▸ Recorded data:
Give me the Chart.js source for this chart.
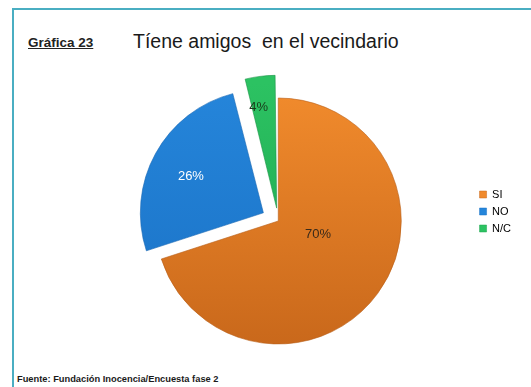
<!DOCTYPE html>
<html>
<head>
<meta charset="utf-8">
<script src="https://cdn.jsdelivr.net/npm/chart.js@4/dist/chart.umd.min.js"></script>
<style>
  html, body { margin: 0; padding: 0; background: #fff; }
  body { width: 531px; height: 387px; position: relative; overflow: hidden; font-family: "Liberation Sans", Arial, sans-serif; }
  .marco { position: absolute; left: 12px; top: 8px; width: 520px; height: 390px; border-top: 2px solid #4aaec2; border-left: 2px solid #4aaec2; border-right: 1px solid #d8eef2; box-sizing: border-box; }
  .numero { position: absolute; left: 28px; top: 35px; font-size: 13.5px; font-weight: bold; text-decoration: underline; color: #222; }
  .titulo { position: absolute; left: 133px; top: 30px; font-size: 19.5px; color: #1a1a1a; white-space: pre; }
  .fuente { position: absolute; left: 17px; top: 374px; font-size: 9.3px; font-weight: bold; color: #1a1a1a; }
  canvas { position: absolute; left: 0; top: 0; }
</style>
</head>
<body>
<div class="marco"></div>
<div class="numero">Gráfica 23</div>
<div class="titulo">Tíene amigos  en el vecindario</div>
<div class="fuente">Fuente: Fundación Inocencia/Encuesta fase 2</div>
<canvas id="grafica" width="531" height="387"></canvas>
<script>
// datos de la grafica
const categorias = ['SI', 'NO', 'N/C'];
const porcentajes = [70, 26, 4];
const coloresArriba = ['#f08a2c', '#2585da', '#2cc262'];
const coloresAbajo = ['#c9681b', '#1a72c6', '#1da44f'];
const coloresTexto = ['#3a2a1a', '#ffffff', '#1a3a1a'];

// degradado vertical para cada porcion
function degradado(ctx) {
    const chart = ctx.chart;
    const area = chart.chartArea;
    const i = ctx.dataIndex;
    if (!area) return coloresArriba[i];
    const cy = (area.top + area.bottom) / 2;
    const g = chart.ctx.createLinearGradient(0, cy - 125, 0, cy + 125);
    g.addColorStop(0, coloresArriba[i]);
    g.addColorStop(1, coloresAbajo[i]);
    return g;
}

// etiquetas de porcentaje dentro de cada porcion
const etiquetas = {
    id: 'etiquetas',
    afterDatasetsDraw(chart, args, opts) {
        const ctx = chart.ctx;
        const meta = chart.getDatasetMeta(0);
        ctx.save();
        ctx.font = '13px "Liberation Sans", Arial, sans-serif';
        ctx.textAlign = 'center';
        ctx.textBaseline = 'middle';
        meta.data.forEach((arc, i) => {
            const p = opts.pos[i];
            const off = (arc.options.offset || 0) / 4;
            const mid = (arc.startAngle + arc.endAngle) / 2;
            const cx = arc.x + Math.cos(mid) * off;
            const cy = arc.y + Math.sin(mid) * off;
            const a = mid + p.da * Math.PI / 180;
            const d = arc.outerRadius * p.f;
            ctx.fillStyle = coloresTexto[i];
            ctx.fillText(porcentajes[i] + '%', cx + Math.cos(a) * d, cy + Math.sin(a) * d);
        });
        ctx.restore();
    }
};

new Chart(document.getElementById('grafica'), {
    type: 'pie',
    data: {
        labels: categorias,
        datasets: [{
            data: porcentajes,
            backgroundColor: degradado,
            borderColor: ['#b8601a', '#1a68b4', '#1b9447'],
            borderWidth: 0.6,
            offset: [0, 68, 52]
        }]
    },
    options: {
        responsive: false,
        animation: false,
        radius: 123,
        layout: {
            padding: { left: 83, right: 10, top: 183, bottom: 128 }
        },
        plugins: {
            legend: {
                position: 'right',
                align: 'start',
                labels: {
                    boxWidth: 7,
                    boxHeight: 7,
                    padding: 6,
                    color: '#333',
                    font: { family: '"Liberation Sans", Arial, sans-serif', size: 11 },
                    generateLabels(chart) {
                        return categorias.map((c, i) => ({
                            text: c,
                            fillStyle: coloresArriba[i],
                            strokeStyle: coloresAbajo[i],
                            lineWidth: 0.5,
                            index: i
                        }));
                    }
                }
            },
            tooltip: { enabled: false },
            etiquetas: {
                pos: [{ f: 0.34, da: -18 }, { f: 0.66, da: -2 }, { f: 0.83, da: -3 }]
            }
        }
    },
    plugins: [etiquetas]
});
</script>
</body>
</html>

▸ Short problem: Take the listing above and restate it word for word, without its pictures.

▸ Task result:
Give me the Chart.js source for this chart.
<!DOCTYPE html>
<html>
<head>
<meta charset="utf-8">
<script src="https://cdn.jsdelivr.net/npm/chart.js@4/dist/chart.umd.min.js"></script>
<style>
  html, body { margin: 0; padding: 0; background: #fff; }
  body { width: 531px; height: 387px; position: relative; overflow: hidden; font-family: "Liberation Sans", Arial, sans-serif; }
  .marco { position: absolute; left: 12px; top: 8px; width: 520px; height: 390px; border-top: 2px solid #4aaec2; border-left: 2px solid #4aaec2; border-right: 1px solid #d8eef2; box-sizing: border-box; }
  .numero { position: absolute; left: 28px; top: 35px; font-size: 13.5px; font-weight: bold; text-decoration: underline; color: #222; }
  .titulo { position: absolute; left: 133px; top: 30px; font-size: 19.5px; color: #1a1a1a; white-space: pre; }
  .fuente { position: absolute; left: 17px; top: 374px; font-size: 9.3px; font-weight: bold; color: #1a1a1a; }
  canvas { position: absolute; left: 0; top: 0; }
</style>
</head>
<body>
<div class="marco"></div>
<div class="numero">Gráfica 23</div>
<div class="titulo">Tíene amigos  en el vecindario</div>
<div class="fuente">Fuente: Fundación Inocencia/Encuesta fase 2</div>
<canvas id="grafica" width="531" height="387"></canvas>
<script>
// datos de la grafica
const categorias = ['SI', 'NO', 'N/C'];
const porcentajes = [70, 26, 4];
const coloresArriba = ['#f08a2c', '#2585da', '#2cc262'];
const coloresAbajo = ['#c9681b', '#1a72c6', '#1da44f'];
const coloresTexto = ['#3a2a1a', '#ffffff', '#1a3a1a'];

// degradado vertical para cada porcion
function degradado(ctx) {
    const chart = ctx.chart;
    const area = chart.chartArea;
    const i = ctx.dataIndex;
    if (!area) return coloresArriba[i];
    const cy = (area.top + area.bottom) / 2;
    const g = chart.ctx.createLinearGradient(0, cy - 125, 0, cy + 125);
    g.addColorStop(0, coloresArriba[i]);
    g.addColorStop(1, coloresAbajo[i]);
    return g;
}

// etiquetas de porcentaje dentro de cada porcion
const etiquetas = {
    id: 'etiquetas',
    afterDatasetsDraw(chart, args, opts) {
        const ctx = chart.ctx;
        const meta = chart.getDatasetMeta(0);
        ctx.save();
        ctx.font = '13px "Liberation Sans", Arial, sans-serif';
        ctx.textAlign = 'center';
        ctx.textBaseline = 'middle';
        meta.data.forEach((arc, i) => {
            const p = opts.pos[i];
            const off = (arc.options.offset || 0) / 4;
            const mid = (arc.startAngle + arc.endAngle) / 2;
            const cx = arc.x + Math.cos(mid) * off;
            const cy = arc.y + Math.sin(mid) * off;
            const a = mid + p.da * Math.PI / 180;
            const d = arc.outerRadius * p.f;
            ctx.fillStyle = coloresTexto[i];
            ctx.fillText(porcentajes[i] + '%', cx + Math.cos(a) * d, cy + Math.sin(a) * d);
        });
        ctx.restore();
    }
};

new Chart(document.getElementById('grafica'), {
    type: 'pie',
    data: {
        labels: categorias,
        datasets: [{
            data: porcentajes,
            backgroundColor: degradado,
            borderColor: ['#b8601a', '#1a68b4', '#1b9447'],
            borderWidth: 0.6,
            offset: [0, 68, 52]
        }]
    },
    options: {
        responsive: false,
        animation: false,
        radius: 123,
        layout: {
            padding: { left: 83, right: 10, top: 183, bottom: 128 }
        },
        plugins: {
            legend: {
                position: 'right',
                align: 'start',
                labels: {
                    boxWidth: 7,
                    boxHeight: 7,
                    padding: 6,
                    color: '#333',
                    font: { family: '"Liberation Sans", Arial, sans-serif', size: 11 },
                    generateLabels(chart) {
                        return categorias.map((c, i) => ({
                            text: c,
                            fillStyle: coloresArriba[i],
                            strokeStyle: coloresAbajo[i],
                            lineWidth: 0.5,
                            index: i
                        }));
                    }
                }
            },
            tooltip: { enabled: false },
            etiquetas: {
                pos: [{ f: 0.34, da: -18 }, { f: 0.66, da: -2 }, { f: 0.83, da: -3 }]
            }
        }
    },
    plugins: [etiquetas]
});
</script>
</body>
</html>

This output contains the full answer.